Quite right, Graham. In a recent edition of RAF Air Power Review (I forget which, but they are online, so will try to find it and link to it), he took an author to task for daring to suggest that perhaps the Air Staff, juggling many commitments (including, from May 1940, a Prime Minister who was fairly sold on the idea that bombing would win the war ['The fighters are our salvation; the bombers will bring us victory'] and who held that view for a long time) got more things right than it did wrong, leading to a puzzled response from the author who pointed out that there could be several interpretations of certain things and that it wasn't poor scholarship on his part to suggest that perhaps Baughen's view wasn't necessarily the only credible one...

 

I wasn't convinced by this book at all, I'm afraid - but then again, I wasn't convinced by the direction his first book (on the RAF in 1918) was heading, and the approach in his subsequent books rather confirmed my fears that he has hung his hat on the 'the RAF was really rather incompetent without any exception' school of thought.

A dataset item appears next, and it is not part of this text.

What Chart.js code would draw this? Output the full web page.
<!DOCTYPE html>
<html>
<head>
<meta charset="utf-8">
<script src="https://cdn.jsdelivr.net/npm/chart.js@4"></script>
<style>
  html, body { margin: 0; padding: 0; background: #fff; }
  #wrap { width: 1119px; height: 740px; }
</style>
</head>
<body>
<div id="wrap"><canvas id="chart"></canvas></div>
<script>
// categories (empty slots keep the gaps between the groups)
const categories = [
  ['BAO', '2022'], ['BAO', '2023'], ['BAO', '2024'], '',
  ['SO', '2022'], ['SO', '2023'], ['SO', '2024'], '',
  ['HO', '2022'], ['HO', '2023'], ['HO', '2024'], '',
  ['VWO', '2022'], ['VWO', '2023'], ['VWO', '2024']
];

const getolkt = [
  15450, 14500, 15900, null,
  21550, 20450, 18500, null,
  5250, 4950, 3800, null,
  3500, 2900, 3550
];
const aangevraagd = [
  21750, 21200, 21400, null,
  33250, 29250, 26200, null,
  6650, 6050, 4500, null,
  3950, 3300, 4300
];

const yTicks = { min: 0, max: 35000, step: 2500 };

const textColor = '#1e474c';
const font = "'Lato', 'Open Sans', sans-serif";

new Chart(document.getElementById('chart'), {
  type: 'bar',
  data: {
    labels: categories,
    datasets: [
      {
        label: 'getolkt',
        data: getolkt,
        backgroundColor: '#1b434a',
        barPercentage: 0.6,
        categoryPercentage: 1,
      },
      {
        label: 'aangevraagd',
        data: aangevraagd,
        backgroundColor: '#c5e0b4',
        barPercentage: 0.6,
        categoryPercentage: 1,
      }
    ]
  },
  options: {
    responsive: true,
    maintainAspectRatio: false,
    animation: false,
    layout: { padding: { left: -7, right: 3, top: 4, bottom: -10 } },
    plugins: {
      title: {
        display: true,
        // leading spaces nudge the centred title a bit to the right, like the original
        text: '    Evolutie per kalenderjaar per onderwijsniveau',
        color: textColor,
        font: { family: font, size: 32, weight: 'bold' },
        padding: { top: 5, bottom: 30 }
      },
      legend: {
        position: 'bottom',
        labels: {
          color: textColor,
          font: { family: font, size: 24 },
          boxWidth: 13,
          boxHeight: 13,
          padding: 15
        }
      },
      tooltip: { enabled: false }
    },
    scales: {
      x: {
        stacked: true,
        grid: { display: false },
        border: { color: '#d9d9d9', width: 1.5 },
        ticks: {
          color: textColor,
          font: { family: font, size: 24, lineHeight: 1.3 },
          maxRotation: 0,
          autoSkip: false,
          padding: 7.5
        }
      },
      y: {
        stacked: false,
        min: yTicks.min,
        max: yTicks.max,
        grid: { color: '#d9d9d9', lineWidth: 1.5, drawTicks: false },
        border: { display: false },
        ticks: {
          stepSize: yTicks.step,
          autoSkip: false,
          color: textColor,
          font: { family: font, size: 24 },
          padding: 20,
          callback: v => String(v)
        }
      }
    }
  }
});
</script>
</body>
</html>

He doesn't always get the wider context and in my opinion, he tends towards over-simplification. He doesn't understand some of the dynamics of interwar thinking within the British government, nor within the RAF; he doesn't seem to grasp that the Trenchardian view of air warfare, while exceptionally important to RAF thinking, wasn't the only view, and that alternative perspectives (such as on air defence) were held at a senior level. Quite what the historian John Ferris would make of some of Baughen's analysis would be interesting to see (Ferris wrote a piece a few years ago in which he ruthlessly pointed out some of the omissions and misunderstandings in a number of generally well-received books on the RAF). I find the 'if only the Air Staff had been more sensible, the Battle would've been much more successful' argument fanciful in the extreme (I, like Baughen, may have spent a fair amount of time in the archives looking at similar files to him in my mis-spent youth to arrive at that perspective), and based upon some flawed reasoning where - it seems to me - the evidence has been subconsciously interpreted so as to support the argument, rather than the argument being based upon full consideration of the evidence taken in its widest context. But that may just be me!